[2025] UKUT 221 (AAC)
Upper Tribunal Administrative Appeals Chamber

[2025] UKUT 221 (AAC)

Fecha: 12-Jul-2024

Closing submissions

Closing submissions

102.

Mr Serr’s closing submissions at the hearing of this appeal argued that the Appellant’s evidence was contradictory and fanciful, and the Upper Tribunal should reject it. He takes no responsibility for sleeping on duty at Home 1, denies being told to keep the door open at Home 2, blames management for not having seen care plans, blames another staff member for not reporting the earlier incident at Home 2, blames his employer for not having a pen and the managers of Home 2 for weak safeguarding policies and practices.
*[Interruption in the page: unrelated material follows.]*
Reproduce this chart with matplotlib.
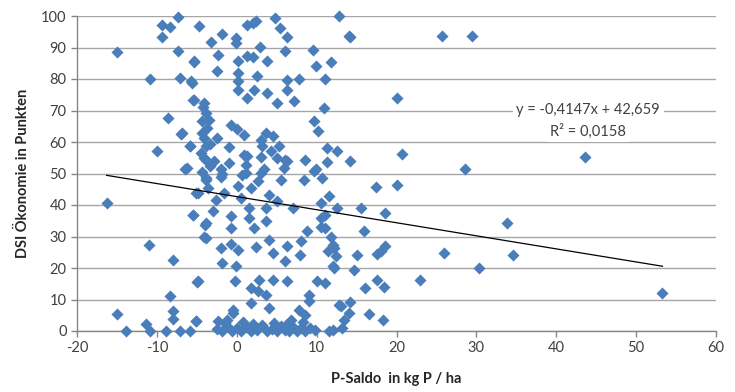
import matplotlib
matplotlib.use("Agg")
import matplotlib.pyplot as plt
import numpy as np

plt.rcParams['font.family'] = ['Lato', 'DejaVu Sans']

# P-Saldo (kg P/ha) and DSI Ökonomie (points)
p_saldo = [
    -15.0, -16.3, -15.0, -13.9, -7.3, -9.3, -8.3, -4.7, -9.3, -3.2, -7.4, -5.4, -10.8, -7.1, -5.6, -5.4,
    -8.6, -7.0, -5.8, -10.0, -6.5, -4.1, -3.9, -4.9, -5.5, -4.0, -4.1, -11.0, -8.0, -5.0, -8.3, -8.0,
    -8.0, -5.1, -11.3, -10.8, -8.9, -7.1, -5.9,
    -5.5, -4.1, -3.9, -4.3, -3.7, -6.8, -4.1, -5.8, -3.9, -3.9, -6.2, -3.9, -5.1, -5.5, -3.9, -3.9,
    -4.9, -5.1, -4.2, -3.5, -4.4, -3.4, -4.5, -3.4, -4.3, -3.6,
    1.3, 2.0, 2.4, 4.75, 12.75, -1.8, -0.1, -0.1, 5.4, 6.25, 14.0, 2.9, -2.4, -5.3, 1.3, 2.0, 0.1,
    3.75, 6.1, 9.5, 9.9, 11.8, -2.5, 0.1, -5.75, 0.1, 2.5, 6.25, 7.8, 11.0, 0.1, 2.2, 6.25, 3.8,
    1.25, 5.0, 7.2, 10.9, 9.7, 10.2, -0.7, 0.0, 0.9, -2.5, 3.6, 4.5, 3.0, -1.0, 3.2, 4.25, 11.3,
    12.6, 1.3, 5.1, -2.8, -1.0, 1.1, 6.3, 8.5, 11.3, -2.0, 3.4, 5.9, 9.9, 5.3, 0.9, 3.0, 6.1,
    -1.8, 1.1, 3.0, 5.5, 8.4, 10.7, 9.7, -1.6, 0.1, 1.75, 2.6, 0.5, -2.6, 4.0, 5.1, 7.0, 11.5,
    10.5, 12.6, -3.0, -0.75, 1.5, 1.5, 3.6, -0.75, 2.2, 10.5, 11.1, 8.75, 4.0, 11.75, 8.0, 6.3,
    -2.0, -0.75, 2.4, 12.2, -2.0, 0.7, 3.6,
    0.1, 4.6, 7.9, 11.4, -1.8, -0.1, 6.1, 12.0, -0.25, 2.8, 4.5, 6.25, 10.1, 1.8, 2.6, 3.6, 1.75,
    4.0, 9.0, 7.8, 13.0, -0.5, -1.2, -2.4, 6.75, 8.6, 13.4, 9.0, -0.5,
    -2.5, -1.8, -1.2, -0.6, 0.0, 0.5, 1.2, 1.8, 2.5, 3.2, 3.8, 4.4, 5.0, 5.5, 6.0, 6.5, 7.0, 7.5,
    8.0, 8.6, 9.2, 9.8, 11.5, 12.0, 13.2, -1.5, 2.0, 4.7, 8.3, 6.2, 0.8,
    14.2, 25.7, 29.5, 20.0, 14.2, 20.7, 28.6, 43.6, 17.4, 20.0, 15.5, 18.6, 11.1, 10.5, 15.9, 33.8,
    12.0, 18.6, 18.0, 17.6, 12.4, 15.1, 26.0, 34.6, 12.2, 14.7, 30.3, 22.9, 11.1, 17.6, 18.4, 16.0,
    53.3, 14.2, 12.8, 14.0, 16.5, 18.3,
]
dsi_oekonomie = [
    88.5, 40.5, 5.3, 0.0, 99.6, 97.0, 96.4, 96.7, 93.2, 91.6, 89.0, 85.5, 79.9, 80.3, 78.8, 73.3,
    67.7, 62.5, 58.7, 57.0, 51.4, 55.0, 48.5, 43.7, 36.8, 33.6, 30.0, 27.3, 22.5, 15.7, 11.2, 6.5,
    3.8, 3.2, 2.1, 0.0, 0.0, 0.0, 0.0,
    73.4, 72.4, 69.2, 66.6, 64.4, 62.9, 61.3, 58.6, 58.6, 54.4, 51.7, 48.0, 43.8, 36.9, 34.3, 29.5,
    15.8, 3.1, 71.0, 67.0, 63.0, 59.5, 56.5, 52.5, 50.5, 45.5,
    97.2, 97.8, 98.3, 99.4, 100.0, 94.4, 93.0, 91.4, 96.2, 93.2, 93.5, 90.3, 87.7, 85.8, 87.2, 86.9, 85.6,
    85.8, 88.8, 89.3, 84.0, 85.4, 82.6, 81.9, 79.4, 79.4, 80.8, 79.8, 80.1, 80.1, 76.6, 76.6, 76.6, 75.6,
    74.0, 72.4, 72.9, 70.8, 66.6, 63.4, 65.5, 64.2, 62.3, 61.3, 62.9, 61.8, 60.7, 58.3, 58.6, 57.0, 58.1,
    57.0, 55.4, 54.9, 53.9, 53.3, 52.8, 53.9, 54.4, 53.7, 51.3, 51.3, 51.7, 51.3, 58.7, 55.9, 55.3, 54.3,
    49.7, 50.2, 50.2, 48.0, 48.0, 48.6, 50.7, 43.8, 45.9, 45.4, 47.5, 42.2, 41.7, 43.3, 41.2, 39.0, 42.8,
    40.6, 39.0, 38.0, 36.4, 39.0, 35.8, 34.8, 32.7, 32.7, 35.8, 32.7, 31.6, 29.0, 30.0, 28.5, 26.9,
    26.3, 27.6, 26.6, 26.3, 49.0, 49.5, 39.0,
    25.8, 24.8, 24.0, 25.3, 21.6, 20.5, 22.1, 20.5, 15.8, 16.3, 16.3, 15.8, 15.8, 13.7, 12.6, 11.5, 8.9,
    7.3, 9.4, 6.8, 7.8, 6.8, 3.6, 3.3, 3.6, 5.2, 3.6, 11.4, 5.6,
    0.5, 0.0, 1.5, 0.0, 0.8, 0.0, 1.2, 0.0, 0.3, 1.8, 0.0, 0.6, 0.0, 1.5, 0.3, 0.0, 1.2, 0.0,
    0.8, 0.0, 1.0, 0.2, 0.0, 0.3, 0.8, 2.5, 2.2, 2.5, 2.8, 2.0, 3.0,
    93.2, 93.7, 93.7, 74.0, 54.0, 56.2, 51.4, 55.3, 45.8, 46.3, 39.0, 37.4, 36.8, 33.0, 31.7, 34.4,
    27.3, 27.0, 25.4, 24.6, 23.9, 24.1, 24.9, 24.1, 19.9, 19.4, 19.9, 16.2, 15.1, 16.2, 14.1, 13.6,
    12.0, 9.3, 8.3, 5.6, 5.3, 3.4,
]

# Trend line as given in the chart's equation label
slope = -0.4147
intercept = 42.659
equation_label = "y = -0,4147x + 42,659"
r2_label = "R² = 0,0158"

x_ticks = [-20, -10, 0, 10, 20, 30, 40, 50, 60]
y_ticks = [0, 10, 20, 30, 40, 50, 60, 70, 80, 90, 100]

fig = plt.figure(figsize=(7.35, 3.92), dpi=100)
ax = fig.add_axes([77 / 735, 1 - 331 / 392, (716 - 77) / 735, (331 - 16) / 392])

ax.set_xlim(-20, 60)
ax.set_ylim(0, 100)
ax.set_xticks(x_ticks)
ax.set_yticks(y_ticks)
ax.set_xticklabels([str(t) for t in x_ticks])
ax.set_yticklabels([str(t) for t in y_ticks])

ax.grid(axis='y', color='#A6A6A6', linewidth=1.0, zorder=0)
ax.set_axisbelow(True)
for s in ['top', 'right']:
    ax.spines[s].set_visible(False)
for s in ['left', 'bottom']:
    ax.spines[s].set_color('#868686')
    ax.spines[s].set_linewidth(1.0)
ax.tick_params(axis='both', colors='#868686', labelcolor='#404040', labelsize=10.5,
               length=4, width=1.0, direction='out')

ax.scatter(p_saldo, dsi_oekonomie, marker='D', s=38, color='#4A7EBB', linewidths=0,
           zorder=3, clip_on=False)

xs = np.array([min(p_saldo), max(p_saldo)])
ax.plot(xs, slope * xs + intercept, color='black', linewidth=0.9, zorder=4)

ax.text(44.0, 70.2, equation_label, ha='center', va='center', fontsize=10.5, color='#404040',
        zorder=5, bbox=dict(facecolor='white', edgecolor='none', pad=2.5))
ax.text(44.0, 63.5, r2_label, ha='center', va='center', fontsize=10.5, color='#404040',
        zorder=5, bbox=dict(facecolor='white', edgecolor='none', pad=2.5))

ax.set_xlabel("P-Saldo  in kg P / ha", fontsize=10.5, fontweight='bold', color='#262626', labelpad=12)
ax.set_ylabel("DSI Ökonomie in Punkten", fontsize=10.5, fontweight='bold', color='#262626', labelpad=8)

fig.savefig("out.png", dpi=100)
The Appellant denies everything and ‘doubles down’ on his excuses when flaws in his initial attempts to evade responsibility become apparent.

103.

Mr Serr argues that no reasonable tribunal could accept the Appellant’s version of events at Home 1, which is riddled with contradictions. Were the lights in the lounge on or off? Was the TV on or off? Was TE mistaken that the Appellant was asleep, or did she know he was praying and, for some unknown reason, decide to fabricate an allegation that he was asleep? Was the doorbell faulty or just inherently quiet? Why did the Appellant fail to hear a doorbell that woke the sleeping staff member? Why would the doorbell be clearly audible in the lounge in the daytime, according to the manager’s test, yet inaudible to the Appellant in the quietness of night? Nothing really hangs together in the Appellant’s account, and he consistently seeks to distance himself from written notes of an informal conversation and interview that he himself signed whenever something in those notes is inconvenient.

104.

In reality, submits Mr Serr, the Appellant is an experienced and trained carer. He was in charge of a small number of vulnerable children / young people at night. At Home 1, he fell asleep leaving a vulnerable young person outside alone. The Appellant never pursued seeing the care plans of vulnerable young people in his care. Even if he did only interact with the manager of Home 2 in the car park (itself uncorroborated by any other evidence), that did not prevent him from raising the care plan issue. The Appellant knew about the sexual vulnerability of the young people in Home 2, which was why he was instructed to keep the office door open at night and it is obvious that children cannot properly be supervised from behind a closed door. The Appellant’s account of a ‘no lights’ policy which required the door to be kept shut is fanciful. The Appellant did the exact opposite of what was required at Home 2 in order to prioritise his own needs. He had recently witnessed a disturbing incident at Home 2 but made no record of it, an incident that may well have been a precursor to what happened on the night of 6/7 November 2020. He kept no records at all that night.

105.

Mr Serr argues that a thread running through this case is the Appellant’s failure to take seriously the safeguarding needs of vulnerable children / young people. The Appellant demonstrates no error of law or fact in DBS’ barring decisions. DBS accept the significant consequences of barring for this Appellant, but priority must be given to the needs of children and vulnerable adults. On the facts as contended by DBS, barring the Appellant from the children’s and vulnerable adults’ workforces has to be considered a proportionate response.